Stated exercise: Only the lines from the start of the data through the line with "const freqMax = 3e7;" belong in the copy. Restate them word for word, minus the pictures.

Data segment:
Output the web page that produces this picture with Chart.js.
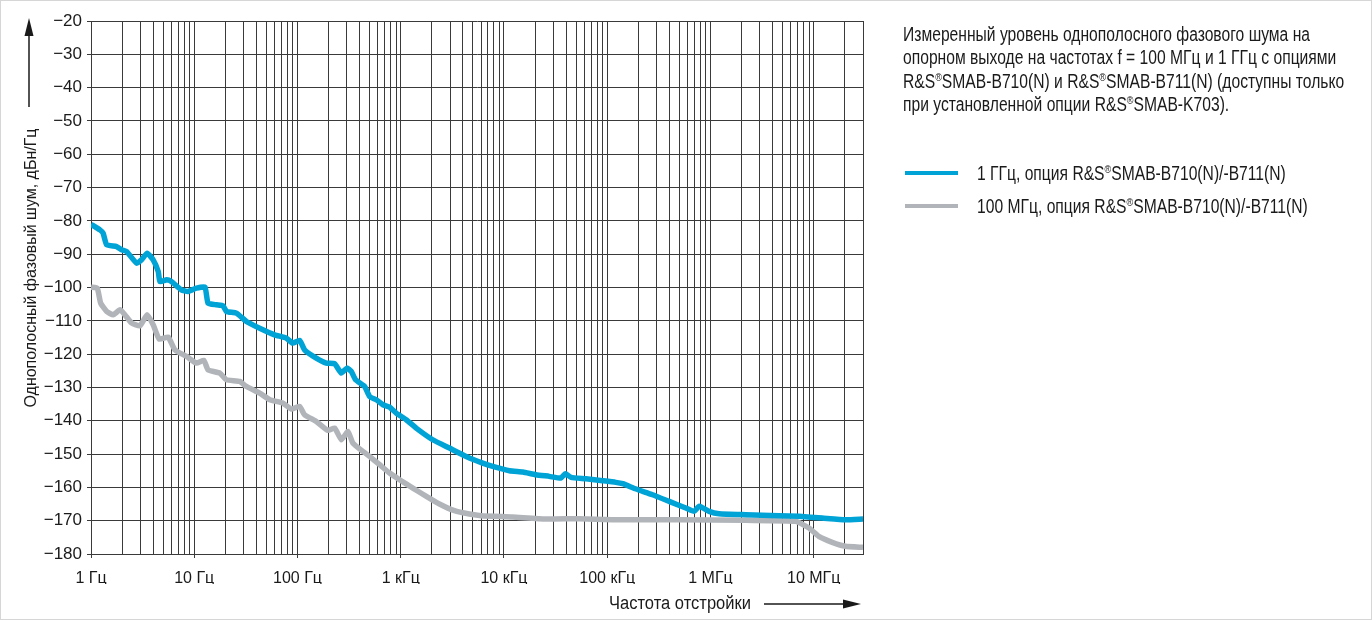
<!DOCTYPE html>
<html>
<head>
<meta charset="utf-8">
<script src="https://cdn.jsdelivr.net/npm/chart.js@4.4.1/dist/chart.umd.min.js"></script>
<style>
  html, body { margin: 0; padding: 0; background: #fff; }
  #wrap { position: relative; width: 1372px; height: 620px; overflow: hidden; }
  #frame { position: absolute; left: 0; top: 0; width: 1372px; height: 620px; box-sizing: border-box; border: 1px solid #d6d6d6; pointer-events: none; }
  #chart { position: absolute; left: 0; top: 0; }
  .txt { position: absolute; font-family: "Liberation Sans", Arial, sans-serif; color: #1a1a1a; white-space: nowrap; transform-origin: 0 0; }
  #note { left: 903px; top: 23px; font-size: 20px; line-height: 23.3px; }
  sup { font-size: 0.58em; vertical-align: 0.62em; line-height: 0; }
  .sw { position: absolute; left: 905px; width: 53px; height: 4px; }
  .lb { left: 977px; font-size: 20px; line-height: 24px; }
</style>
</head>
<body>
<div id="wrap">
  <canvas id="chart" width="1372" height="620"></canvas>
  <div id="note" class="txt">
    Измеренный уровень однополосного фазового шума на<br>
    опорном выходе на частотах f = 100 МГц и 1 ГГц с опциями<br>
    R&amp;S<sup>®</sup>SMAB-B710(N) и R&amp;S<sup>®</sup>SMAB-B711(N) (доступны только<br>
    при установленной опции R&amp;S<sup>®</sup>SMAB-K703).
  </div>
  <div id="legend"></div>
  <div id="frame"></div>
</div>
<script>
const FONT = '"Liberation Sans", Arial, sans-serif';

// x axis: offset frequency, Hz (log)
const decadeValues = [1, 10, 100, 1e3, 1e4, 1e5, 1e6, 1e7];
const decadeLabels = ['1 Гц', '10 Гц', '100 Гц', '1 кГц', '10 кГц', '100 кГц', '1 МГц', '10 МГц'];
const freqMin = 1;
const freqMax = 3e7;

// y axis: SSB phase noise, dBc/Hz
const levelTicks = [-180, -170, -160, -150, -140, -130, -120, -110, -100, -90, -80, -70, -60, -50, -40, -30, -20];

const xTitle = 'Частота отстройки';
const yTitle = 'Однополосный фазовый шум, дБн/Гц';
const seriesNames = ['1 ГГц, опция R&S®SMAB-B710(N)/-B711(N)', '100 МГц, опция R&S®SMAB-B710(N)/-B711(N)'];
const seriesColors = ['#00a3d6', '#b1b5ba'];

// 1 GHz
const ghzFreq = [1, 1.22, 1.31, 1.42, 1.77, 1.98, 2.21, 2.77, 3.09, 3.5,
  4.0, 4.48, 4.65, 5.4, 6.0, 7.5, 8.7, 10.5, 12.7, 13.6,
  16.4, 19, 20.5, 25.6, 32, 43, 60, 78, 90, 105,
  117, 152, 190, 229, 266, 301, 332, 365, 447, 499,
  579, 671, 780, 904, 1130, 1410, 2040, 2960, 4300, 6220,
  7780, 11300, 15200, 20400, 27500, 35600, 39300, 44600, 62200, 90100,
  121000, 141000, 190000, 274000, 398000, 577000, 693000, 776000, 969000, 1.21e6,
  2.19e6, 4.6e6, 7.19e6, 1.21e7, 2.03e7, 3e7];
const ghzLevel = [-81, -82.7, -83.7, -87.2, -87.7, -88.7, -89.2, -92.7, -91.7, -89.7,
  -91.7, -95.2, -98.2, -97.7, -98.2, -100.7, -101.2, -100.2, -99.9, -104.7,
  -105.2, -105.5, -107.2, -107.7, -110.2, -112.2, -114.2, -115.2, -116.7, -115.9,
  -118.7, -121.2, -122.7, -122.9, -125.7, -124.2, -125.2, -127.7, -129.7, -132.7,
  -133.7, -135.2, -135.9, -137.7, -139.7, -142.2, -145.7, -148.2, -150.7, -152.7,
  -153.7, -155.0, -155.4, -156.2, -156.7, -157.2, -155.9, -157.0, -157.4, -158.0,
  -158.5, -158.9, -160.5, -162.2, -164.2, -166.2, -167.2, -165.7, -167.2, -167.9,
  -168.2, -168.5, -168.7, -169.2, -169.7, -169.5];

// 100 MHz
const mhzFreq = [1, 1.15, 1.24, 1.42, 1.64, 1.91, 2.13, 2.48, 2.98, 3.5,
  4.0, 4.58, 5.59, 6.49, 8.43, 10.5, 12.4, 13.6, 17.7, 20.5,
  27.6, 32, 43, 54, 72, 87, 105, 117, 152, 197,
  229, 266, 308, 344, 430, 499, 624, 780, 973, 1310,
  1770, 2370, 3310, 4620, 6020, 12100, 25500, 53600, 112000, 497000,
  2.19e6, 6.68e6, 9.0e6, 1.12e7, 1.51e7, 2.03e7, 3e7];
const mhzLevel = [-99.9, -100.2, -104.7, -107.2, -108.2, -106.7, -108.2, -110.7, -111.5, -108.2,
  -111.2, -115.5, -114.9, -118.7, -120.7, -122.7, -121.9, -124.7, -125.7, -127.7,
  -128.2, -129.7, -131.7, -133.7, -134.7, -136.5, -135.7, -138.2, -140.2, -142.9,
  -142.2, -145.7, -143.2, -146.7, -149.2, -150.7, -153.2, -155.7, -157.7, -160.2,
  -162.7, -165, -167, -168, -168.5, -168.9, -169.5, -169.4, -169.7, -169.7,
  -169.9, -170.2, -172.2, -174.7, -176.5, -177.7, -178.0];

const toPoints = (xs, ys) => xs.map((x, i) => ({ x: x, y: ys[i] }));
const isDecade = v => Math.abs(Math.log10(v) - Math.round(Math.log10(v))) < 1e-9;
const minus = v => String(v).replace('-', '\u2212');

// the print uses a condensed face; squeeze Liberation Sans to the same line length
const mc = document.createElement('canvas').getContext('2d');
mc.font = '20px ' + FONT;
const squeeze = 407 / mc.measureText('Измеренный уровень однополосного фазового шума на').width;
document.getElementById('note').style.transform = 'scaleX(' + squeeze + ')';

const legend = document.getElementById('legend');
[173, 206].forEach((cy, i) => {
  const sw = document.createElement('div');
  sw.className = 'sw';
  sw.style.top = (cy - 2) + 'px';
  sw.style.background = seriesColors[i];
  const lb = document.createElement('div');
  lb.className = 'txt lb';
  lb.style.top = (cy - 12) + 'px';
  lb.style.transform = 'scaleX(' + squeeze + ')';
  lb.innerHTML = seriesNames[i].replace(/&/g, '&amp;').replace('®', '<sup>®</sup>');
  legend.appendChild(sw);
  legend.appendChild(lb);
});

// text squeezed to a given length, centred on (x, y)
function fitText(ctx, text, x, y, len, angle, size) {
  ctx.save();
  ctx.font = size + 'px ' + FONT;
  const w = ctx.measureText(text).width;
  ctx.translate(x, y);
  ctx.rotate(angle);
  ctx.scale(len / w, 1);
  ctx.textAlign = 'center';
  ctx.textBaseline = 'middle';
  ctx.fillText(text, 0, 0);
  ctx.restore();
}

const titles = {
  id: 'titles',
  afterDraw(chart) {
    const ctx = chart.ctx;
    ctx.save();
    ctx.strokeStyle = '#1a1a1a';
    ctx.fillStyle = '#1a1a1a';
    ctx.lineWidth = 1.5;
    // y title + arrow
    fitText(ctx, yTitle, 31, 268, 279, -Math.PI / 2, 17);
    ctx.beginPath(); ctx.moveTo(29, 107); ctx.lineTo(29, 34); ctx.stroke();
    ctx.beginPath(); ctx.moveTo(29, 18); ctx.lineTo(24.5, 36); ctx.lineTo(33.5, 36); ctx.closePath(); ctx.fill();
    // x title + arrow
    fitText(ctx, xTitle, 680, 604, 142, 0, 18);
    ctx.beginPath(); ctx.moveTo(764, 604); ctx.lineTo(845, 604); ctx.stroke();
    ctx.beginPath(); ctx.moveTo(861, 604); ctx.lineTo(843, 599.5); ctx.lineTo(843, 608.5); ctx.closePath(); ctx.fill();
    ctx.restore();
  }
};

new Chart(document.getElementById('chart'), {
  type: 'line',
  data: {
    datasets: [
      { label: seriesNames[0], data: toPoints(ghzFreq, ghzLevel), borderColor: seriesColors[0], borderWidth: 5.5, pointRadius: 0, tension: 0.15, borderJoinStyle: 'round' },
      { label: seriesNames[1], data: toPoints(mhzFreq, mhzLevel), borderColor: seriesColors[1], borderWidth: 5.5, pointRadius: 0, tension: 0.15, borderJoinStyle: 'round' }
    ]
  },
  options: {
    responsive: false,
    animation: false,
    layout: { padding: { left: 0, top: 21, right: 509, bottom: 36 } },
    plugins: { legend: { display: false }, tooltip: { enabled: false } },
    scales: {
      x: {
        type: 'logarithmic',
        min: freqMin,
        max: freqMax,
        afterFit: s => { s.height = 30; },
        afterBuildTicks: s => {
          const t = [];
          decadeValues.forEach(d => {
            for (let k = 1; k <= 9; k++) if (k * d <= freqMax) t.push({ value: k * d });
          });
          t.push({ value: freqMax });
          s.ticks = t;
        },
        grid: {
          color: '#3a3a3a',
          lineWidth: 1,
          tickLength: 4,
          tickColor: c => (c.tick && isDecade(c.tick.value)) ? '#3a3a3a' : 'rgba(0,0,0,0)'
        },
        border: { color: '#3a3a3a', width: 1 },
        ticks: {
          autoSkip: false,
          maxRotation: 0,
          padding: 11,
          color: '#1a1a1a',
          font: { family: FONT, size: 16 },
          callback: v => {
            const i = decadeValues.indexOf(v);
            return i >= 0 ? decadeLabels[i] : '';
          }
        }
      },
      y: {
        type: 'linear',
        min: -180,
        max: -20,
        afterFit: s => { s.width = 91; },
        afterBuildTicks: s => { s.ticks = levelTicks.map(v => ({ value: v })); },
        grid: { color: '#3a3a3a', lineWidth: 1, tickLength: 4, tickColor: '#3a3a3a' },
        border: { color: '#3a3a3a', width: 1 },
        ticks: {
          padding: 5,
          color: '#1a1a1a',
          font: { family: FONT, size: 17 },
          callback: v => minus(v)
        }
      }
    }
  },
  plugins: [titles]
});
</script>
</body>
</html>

Response for this exercise:
Output the web page that produces this picture with Chart.js.
<!DOCTYPE html>
<html>
<head>
<meta charset="utf-8">
<script src="https://cdn.jsdelivr.net/npm/chart.js@4.4.1/dist/chart.umd.min.js"></script>
<style>
  html, body { margin: 0; padding: 0; background: #fff; }
  #wrap { position: relative; width: 1372px; height: 620px; overflow: hidden; }
  #frame { position: absolute; left: 0; top: 0; width: 1372px; height: 620px; box-sizing: border-box; border: 1px solid #d6d6d6; pointer-events: none; }
  #chart { position: absolute; left: 0; top: 0; }
  .txt { position: absolute; font-family: "Liberation Sans", Arial, sans-serif; color: #1a1a1a; white-space: nowrap; transform-origin: 0 0; }
  #note { left: 903px; top: 23px; font-size: 20px; line-height: 23.3px; }
  sup { font-size: 0.58em; vertical-align: 0.62em; line-height: 0; }
  .sw { position: absolute; left: 905px; width: 53px; height: 4px; }
  .lb { left: 977px; font-size: 20px; line-height: 24px; }
</style>
</head>
<body>
<div id="wrap">
  <canvas id="chart" width="1372" height="620"></canvas>
  <div id="note" class="txt">
    Измеренный уровень однополосного фазового шума на<br>
    опорном выходе на частотах f = 100 МГц и 1 ГГц с опциями<br>
    R&amp;S<sup>®</sup>SMAB-B710(N) и R&amp;S<sup>®</sup>SMAB-B711(N) (доступны только<br>
    при установленной опции R&amp;S<sup>®</sup>SMAB-K703).
  </div>
  <div id="legend"></div>
  <div id="frame"></div>
</div>
<script>
const FONT = '"Liberation Sans", Arial, sans-serif';

// x axis: offset frequency, Hz (log)
const decadeValues = [1, 10, 100, 1e3, 1e4, 1e5, 1e6, 1e7];
const decadeLabels = ['1 Гц', '10 Гц', '100 Гц', '1 кГц', '10 кГц', '100 кГц', '1 МГц', '10 МГц'];
const freqMin = 1;
const freqMax = 3e7;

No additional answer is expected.